5 curiosità sulla pasta e i suoi condimenti

Da quella cotta nel latte di mandorla, alla passione per l’agrodolce, passando per la rivoluzione del 900 curiosità e aneddoti dalla storia della pasta e dei suoi condimenti.

Pasta e formaggio? – Ebbene sì, dalle origini e fino agli anni venti e trenta dell’Ottocento la pasta era condita rigorosamente in bianco: il suo compagno, infatti, era il formaggio. Come condimento grasso veniva usato soprattutto il brodo arricchito con lo strutto, un po’ in tutta Italia, il burro (a Nord) e, più raramente, l’olio d’oliva (a Sud). Il tipo di formaggio era patrimonio degli usi e costumi locali, passando in rassegna ogni genere di formaggio a base di latte di pecora o di mucca. Le cose cambiano con la comparsa del pomodoro, che cambierà la storia e decreterà il successo internazionale di questo piatto.
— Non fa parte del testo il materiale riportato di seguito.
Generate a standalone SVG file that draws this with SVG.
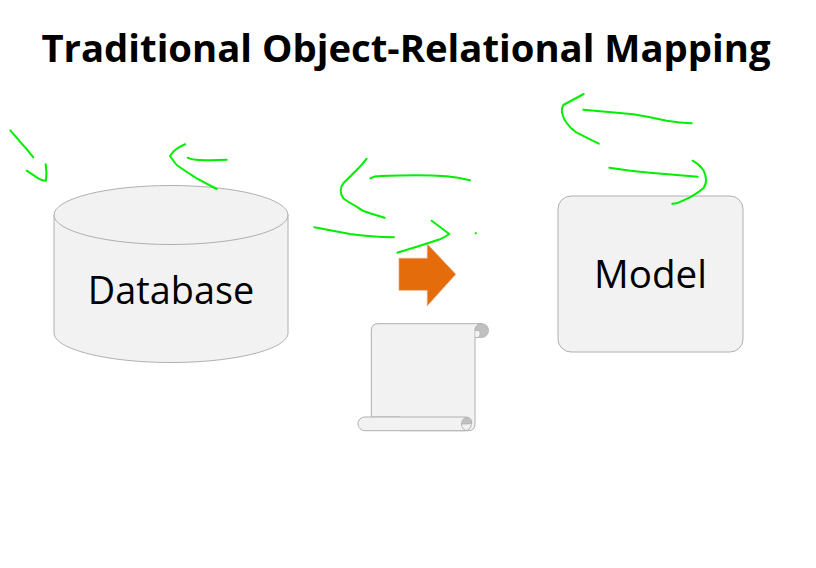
<svg xmlns="http://www.w3.org/2000/svg" width="816" height="568" viewBox="0 0 816 568">
<style>
.shape{fill:#f2f2f2;stroke:#b0b0b0;stroke-width:1}
.curl{fill:#c0c0c0;stroke:#b0b0b0;stroke-width:0.800}
.ink{fill:none;stroke:#00ee00;stroke-width:2;stroke-linecap:round;stroke-linejoin:round}
.label{font-family:"Open Sans","Noto Sans",sans-serif;fill:#000}
</style>
<rect width="816" height="568" fill="#fff"/>
<text id="title" class="label" x="406" y="62" text-anchor="middle" font-size="38.300" font-weight="700">Traditional Object-Relational Mapping</text>
<g id="database">
<path class="shape" d="M54 215V333C54 349 106.500 362.500 171 362.500S288 349 288 333V215Z"/>
<ellipse class="shape" cx="171" cy="215" rx="117" ry="29.500"/>
<text class="label" x="171" y="303.500" text-anchor="middle" font-size="37.800">Database</text>
</g>
<g id="model">
<rect class="shape" x="558" y="196" width="185" height="156" rx="13"/>
<text class="label" x="650.500" y="288" text-anchor="middle" font-size="38.600">Model</text>
</g>
<g id="arrow">
<path d="M399 258.300H427.300V244L455.700 274.300L427.300 305.700V290.300H399Z" fill="#e46c0a" stroke="#e9a080" stroke-width="0.700"/>
</g>
<g id="scroll">
<path class="shape" d="M371.300 417V330.500Q371.300 323.700 378 323.700H482C478 323.700 475 326.500 475 330.500V424Q475 430.700 468 430.700H400V417Z"/>
<rect x="475.500" y="330.500" width="5" height="7" fill="#f2f2f2"/>
<path class="curl" d="M475 330.500C475 326.500 478 323.700 482 323.700C486 323.700 488.500 327 488.500 330.500C488.500 334.500 485.500 337.500 481.500 337.500H478.500C480.500 335 480.500 331.500 478.500 330.500Z"/>
<path class="shape" d="M475 337.500H478.500"/>
<path class="shape" d="M365 417H465C469.500 417 471.500 420 471.500 423C471.500 426.500 469 430.700 465 430.700H365C361 430.700 358 427.500 358 423.800C358 420 361 417 365 417Z"/>
<path class="curl" d="M461.500 424C461.500 420 464 417.500 467 417.500C470 417.500 471.800 420 471.800 422C471.800 424 469 424 461.500 424Z"/>
<path d="M461.500 424C461.500 427.500 464 430.700 468 430.700" fill="#f2f2f2" stroke="#b0b0b0"/>
</g>
<g id="connectors">
<path class="ink" d="M10.300 130.300L20 141.700Q27 149 33.300 157.300"/>
<path class="ink" d="M26.700 170.700L38.300 178.300Q43 181 46 180.700Q47 173 45.700 164.300"/>
<path class="ink" d="M185.300 144.300Q175 148 170 156Q172 159 176.700 165Q185 171 196.700 178.300L216.700 189"/>
<path class="ink" d="M187.700 157.700Q192 160 200 160Q214 160.500 226.700 159.700"/>
<path class="ink" d="M366.700 158.700Q362 165 356.700 170L343.300 183.300Q338 190 343.300 198.300Q348 202 356.700 206.700Q362 211 370 213.300L384.700 217.700"/>
<path class="ink" d="M370.300 178.300Q374 176 380 176Q400 175.300 416.700 175.300Q432 175.300 446.700 176.300Q458 177.500 470 180.300"/>
<path class="ink" d="M314.300 227.300L350 234Q370 237 394 237.300"/>
<path class="ink" d="M431.700 220.700L449.300 234Q445 237 440 239.300Q420 246 397.300 252.700"/>
<path class="ink" d="M475.500 233.300h0.500" stroke-width="1"/>
<path class="ink" d="M583.700 94L563.300 105Q561 110 562.300 113.300Q563 118 566.700 123Q570 128 576.700 132.700L598.700 143.700"/>
<path class="ink" d="M583.300 109.700Q610 112 633.300 114.300Q650 117 666.700 120.700Q680 123 691.700 123.300"/>
<path class="ink" d="M609.300 167.700Q630 171 650 172.700L697.700 176.700"/>
<path class="ink" d="M692.700 160.700Q699 164 703.300 170Q706 175 706 180Q706 185 703.300 188.300Q698 193 690 197.300Q682 201 676.700 203.300L672.300 203.700"/>
</g>
</svg>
L’arrivo delle spezie e dello zucchero – Accanto al formaggio si affacciano, dal trecento, anche le spezie (cannella, zenzero, chiodi di garofano, zafferano) che cominciano ad arrivare dall’oriente e fanno la differenza tra le tavole dei ricchi e quella dei poveri, che invece continua ad odorare di cipolla, aglio, cavoli e broccoli. Nel Cinquecento arriva un’altra moda: quella dello zucchero, con il quale doveva essere cosparsa ogni salsa da maritare con la pasta. Il suo dolce invadente – anche per bilanciare le spezie – entra anche nel ripieno di ravioli e tortelli. Del resto, in quest’epoca, la pasta è quasi sempre bollita in brodo e gregaria della pietanza principale: carni bianche, carni nobili, selvaggina.

Condimenti a base di carne e verdure – Continuiamo il nostro viaggio nei condimenti della pasta e arriviamo al Rinascimento. Nei ricettari rinascimentali accanto al dolce troviamo ad esempio una delle prime ricette di pappardelle alla lepre (cotte nel brodo dell’animale e servite assieme alle sue carni), ma anche un’agliata (pesto di aglio, noci e pane ammollato raffermo) e una salsa verde a base di erbe aromatiche. I condimenti a base di pesce – se si escludono pochissime città costiere dove il pesce è alla base dell’economia locale – stentano a spezzare questo binomio.

Le prime salse regionali – Il XVII è il secolo delle salse regionali: si delineano infatti condimenti e specialità più tipiche di alcune aree geografiche, condizionati dalla disponibilità di una determinata materia prima. Una curiosità: nel primo pesto alla genovese, che risale al 1863, mancavano i pinoli e già nel Medioevo i “Maccheroni alla genovese” di Maestro Martino sono con una salsa a base di “parmeggiano, rucola tritata e provatura non troppo secca”.

Il Novecento è il secolo della contaminazione – Le cose cambiano nel Novecento: per la pasta si aprono infinite possibilità fino ad includere salse a base di carne, pesci e verdure, spesso sopravvissute grazie alla tradizione orale popolare o scritta dei vecchi ricettari di corte. Il Nord si definisce meglio con il trionfo di pasta fresca e ripiena che un po’ ovunque finisce nel burro e formaggio. In Piemonte con il classico sugo di arrosto al brucio e tartufi di Alba, mentre in Veneto al sugo di interiora alla sbirraglia si accompagna la classica ricetta dei bigoli al sugo d’anatra.

Nel Centro Italia il pomodoro si presenta più prepotente nelle pappardelle alla lepre toscane, mentre nelle Marche i sughi a base di triglie e calamari cominciano a segnare l’arrivo di salse più marinare. Il Lazio contribuisce a rendere celebri, anche all’estero, salse come l’arrabbiata, l’aglio, olio e peperoncino, il cacio e pepe e l’amatriciana. E che dire della Sicilia? Senza, la storia della pasta avrebbe perso la pasta alla Norma, quella con le sarde e finocchietto selvatico e il pesto alla trapanese.